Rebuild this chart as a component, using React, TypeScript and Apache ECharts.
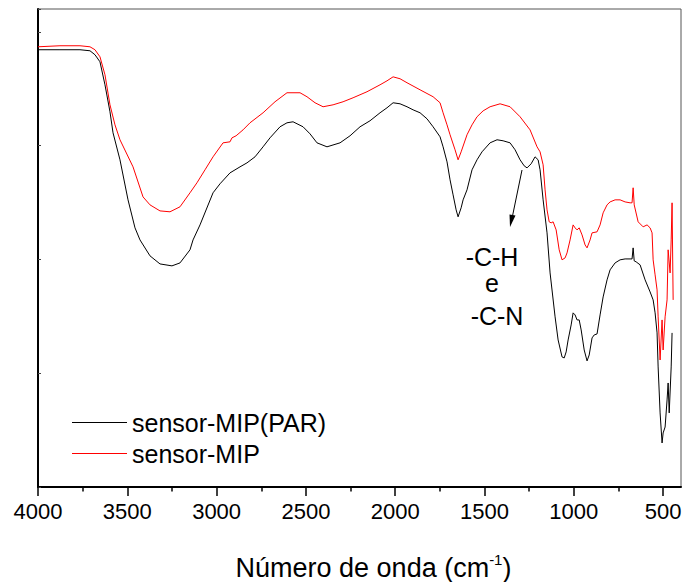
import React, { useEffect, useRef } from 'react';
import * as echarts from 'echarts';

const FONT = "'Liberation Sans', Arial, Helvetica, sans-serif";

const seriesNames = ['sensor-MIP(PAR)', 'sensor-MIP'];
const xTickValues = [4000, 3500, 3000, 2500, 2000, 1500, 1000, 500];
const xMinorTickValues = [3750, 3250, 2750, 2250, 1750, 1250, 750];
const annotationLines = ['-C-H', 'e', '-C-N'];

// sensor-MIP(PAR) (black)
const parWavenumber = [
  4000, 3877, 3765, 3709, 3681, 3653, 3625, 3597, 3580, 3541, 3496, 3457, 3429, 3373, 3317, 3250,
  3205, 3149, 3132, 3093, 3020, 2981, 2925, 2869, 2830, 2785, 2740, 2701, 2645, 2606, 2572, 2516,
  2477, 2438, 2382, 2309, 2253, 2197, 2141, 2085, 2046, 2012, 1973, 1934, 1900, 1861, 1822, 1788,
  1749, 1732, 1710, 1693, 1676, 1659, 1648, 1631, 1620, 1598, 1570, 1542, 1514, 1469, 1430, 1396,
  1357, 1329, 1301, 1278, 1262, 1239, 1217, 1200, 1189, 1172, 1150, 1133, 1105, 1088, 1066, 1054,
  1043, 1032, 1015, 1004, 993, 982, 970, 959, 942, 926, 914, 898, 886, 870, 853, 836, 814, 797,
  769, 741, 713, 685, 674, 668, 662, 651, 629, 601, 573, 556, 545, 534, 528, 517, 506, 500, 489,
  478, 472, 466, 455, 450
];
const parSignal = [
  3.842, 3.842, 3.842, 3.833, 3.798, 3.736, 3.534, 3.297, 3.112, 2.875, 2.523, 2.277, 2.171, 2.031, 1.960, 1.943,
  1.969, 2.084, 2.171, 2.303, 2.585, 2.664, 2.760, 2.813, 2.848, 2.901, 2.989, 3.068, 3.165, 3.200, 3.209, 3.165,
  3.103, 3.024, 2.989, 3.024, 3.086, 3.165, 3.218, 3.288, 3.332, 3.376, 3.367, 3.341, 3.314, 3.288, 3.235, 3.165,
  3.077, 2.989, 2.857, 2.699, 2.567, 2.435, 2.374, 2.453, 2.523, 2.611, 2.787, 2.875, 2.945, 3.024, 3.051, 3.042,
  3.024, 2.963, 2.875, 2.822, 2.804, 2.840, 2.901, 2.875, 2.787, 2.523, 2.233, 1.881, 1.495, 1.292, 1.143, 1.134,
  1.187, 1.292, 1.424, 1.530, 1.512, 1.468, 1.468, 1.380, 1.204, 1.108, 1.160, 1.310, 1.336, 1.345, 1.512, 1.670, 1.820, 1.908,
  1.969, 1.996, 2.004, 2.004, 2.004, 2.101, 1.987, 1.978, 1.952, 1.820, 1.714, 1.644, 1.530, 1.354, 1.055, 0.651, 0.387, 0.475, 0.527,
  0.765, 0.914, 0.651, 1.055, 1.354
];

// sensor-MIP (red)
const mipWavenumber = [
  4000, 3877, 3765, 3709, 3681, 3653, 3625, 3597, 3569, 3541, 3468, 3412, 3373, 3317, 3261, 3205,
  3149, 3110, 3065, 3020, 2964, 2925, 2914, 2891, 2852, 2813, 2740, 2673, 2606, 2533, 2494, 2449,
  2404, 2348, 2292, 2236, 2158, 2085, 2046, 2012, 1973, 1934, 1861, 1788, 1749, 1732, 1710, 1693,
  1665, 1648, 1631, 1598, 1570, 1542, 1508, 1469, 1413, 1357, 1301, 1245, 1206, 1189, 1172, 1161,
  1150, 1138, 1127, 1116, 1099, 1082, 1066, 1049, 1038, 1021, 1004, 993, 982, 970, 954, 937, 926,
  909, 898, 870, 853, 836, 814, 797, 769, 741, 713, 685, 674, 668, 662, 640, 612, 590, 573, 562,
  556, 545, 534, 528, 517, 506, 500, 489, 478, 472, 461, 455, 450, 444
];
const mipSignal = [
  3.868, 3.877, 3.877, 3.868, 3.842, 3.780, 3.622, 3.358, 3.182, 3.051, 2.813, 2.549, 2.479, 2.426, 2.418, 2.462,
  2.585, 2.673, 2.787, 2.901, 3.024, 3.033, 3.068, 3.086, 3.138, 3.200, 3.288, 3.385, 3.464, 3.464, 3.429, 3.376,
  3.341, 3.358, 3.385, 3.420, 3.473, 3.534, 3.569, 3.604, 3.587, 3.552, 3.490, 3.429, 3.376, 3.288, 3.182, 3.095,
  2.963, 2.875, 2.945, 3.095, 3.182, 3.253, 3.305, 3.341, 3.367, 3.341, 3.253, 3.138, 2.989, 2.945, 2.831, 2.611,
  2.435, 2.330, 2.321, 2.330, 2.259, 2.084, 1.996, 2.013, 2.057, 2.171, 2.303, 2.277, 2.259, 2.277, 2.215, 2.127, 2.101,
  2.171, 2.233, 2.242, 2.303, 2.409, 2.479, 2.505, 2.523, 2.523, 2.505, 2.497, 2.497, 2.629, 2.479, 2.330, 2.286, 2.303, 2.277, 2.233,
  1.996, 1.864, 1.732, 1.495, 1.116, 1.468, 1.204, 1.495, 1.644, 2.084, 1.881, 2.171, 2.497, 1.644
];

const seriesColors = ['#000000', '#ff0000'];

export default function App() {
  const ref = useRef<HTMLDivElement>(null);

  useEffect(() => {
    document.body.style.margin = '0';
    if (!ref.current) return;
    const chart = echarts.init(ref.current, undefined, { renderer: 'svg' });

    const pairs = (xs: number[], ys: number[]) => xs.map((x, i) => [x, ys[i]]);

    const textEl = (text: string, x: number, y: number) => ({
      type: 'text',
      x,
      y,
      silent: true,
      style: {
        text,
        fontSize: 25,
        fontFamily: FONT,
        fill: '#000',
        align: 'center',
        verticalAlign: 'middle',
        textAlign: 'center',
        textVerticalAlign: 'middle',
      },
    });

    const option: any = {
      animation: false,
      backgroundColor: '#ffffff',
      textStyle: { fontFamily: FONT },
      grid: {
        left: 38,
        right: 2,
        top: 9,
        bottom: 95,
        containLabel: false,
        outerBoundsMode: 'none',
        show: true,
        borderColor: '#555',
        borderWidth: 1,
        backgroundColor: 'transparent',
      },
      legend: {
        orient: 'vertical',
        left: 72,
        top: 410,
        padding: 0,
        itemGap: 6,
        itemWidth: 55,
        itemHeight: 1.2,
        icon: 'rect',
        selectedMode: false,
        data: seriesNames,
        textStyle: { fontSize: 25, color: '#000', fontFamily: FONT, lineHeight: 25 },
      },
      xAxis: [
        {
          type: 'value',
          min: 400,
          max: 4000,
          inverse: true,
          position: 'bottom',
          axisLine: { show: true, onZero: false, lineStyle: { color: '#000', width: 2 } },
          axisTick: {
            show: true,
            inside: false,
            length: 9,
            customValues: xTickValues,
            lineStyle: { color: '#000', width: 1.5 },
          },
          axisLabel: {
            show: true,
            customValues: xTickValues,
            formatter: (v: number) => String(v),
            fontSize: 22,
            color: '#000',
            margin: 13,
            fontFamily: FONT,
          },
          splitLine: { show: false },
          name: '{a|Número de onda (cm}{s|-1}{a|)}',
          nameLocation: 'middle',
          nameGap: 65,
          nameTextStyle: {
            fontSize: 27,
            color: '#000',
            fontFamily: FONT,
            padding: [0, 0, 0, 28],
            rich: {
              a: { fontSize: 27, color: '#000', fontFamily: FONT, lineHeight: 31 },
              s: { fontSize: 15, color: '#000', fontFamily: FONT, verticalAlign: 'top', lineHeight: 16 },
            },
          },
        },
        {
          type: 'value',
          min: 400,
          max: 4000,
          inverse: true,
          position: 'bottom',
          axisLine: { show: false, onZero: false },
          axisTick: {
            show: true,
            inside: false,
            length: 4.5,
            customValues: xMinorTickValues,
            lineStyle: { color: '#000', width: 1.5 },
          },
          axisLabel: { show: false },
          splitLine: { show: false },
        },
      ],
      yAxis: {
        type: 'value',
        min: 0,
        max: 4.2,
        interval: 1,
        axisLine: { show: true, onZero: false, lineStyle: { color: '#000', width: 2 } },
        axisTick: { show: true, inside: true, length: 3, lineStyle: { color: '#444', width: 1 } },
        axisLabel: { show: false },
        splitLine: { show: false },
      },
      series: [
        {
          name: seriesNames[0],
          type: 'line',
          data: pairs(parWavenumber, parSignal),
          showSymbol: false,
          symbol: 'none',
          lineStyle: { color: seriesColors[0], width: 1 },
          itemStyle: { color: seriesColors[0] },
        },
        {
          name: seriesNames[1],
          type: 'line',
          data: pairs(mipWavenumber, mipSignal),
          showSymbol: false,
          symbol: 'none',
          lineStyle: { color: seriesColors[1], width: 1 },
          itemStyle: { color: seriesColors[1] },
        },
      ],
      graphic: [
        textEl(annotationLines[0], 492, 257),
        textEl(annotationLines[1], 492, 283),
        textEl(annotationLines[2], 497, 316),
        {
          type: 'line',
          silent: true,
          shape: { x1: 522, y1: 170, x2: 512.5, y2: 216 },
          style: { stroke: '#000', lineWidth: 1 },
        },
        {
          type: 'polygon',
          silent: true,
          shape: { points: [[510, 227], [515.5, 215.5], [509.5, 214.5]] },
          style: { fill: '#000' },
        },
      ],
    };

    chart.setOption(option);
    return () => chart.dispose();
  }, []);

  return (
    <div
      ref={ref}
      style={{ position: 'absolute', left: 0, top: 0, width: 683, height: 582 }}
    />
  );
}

________________

> **SHORT TASK**
Everything from the top line of the data down to and including the line with "const annotationLines = ['-C-H', 'e', '-C-N'];" is to be copied, except the pictures.

> **THE COMPLETED TASK**
Rebuild this chart as a component, using React, TypeScript and Apache ECharts.
import React, { useEffect, useRef } from 'react';
import * as echarts from 'echarts';

const FONT = "'Liberation Sans', Arial, Helvetica, sans-serif";

const seriesNames = ['sensor-MIP(PAR)', 'sensor-MIP'];
const xTickValues = [4000, 3500, 3000, 2500, 2000, 1500, 1000, 500];
const xMinorTickValues = [3750, 3250, 2750, 2250, 1750, 1250, 750];
const annotationLines = ['-C-H', 'e', '-C-N'];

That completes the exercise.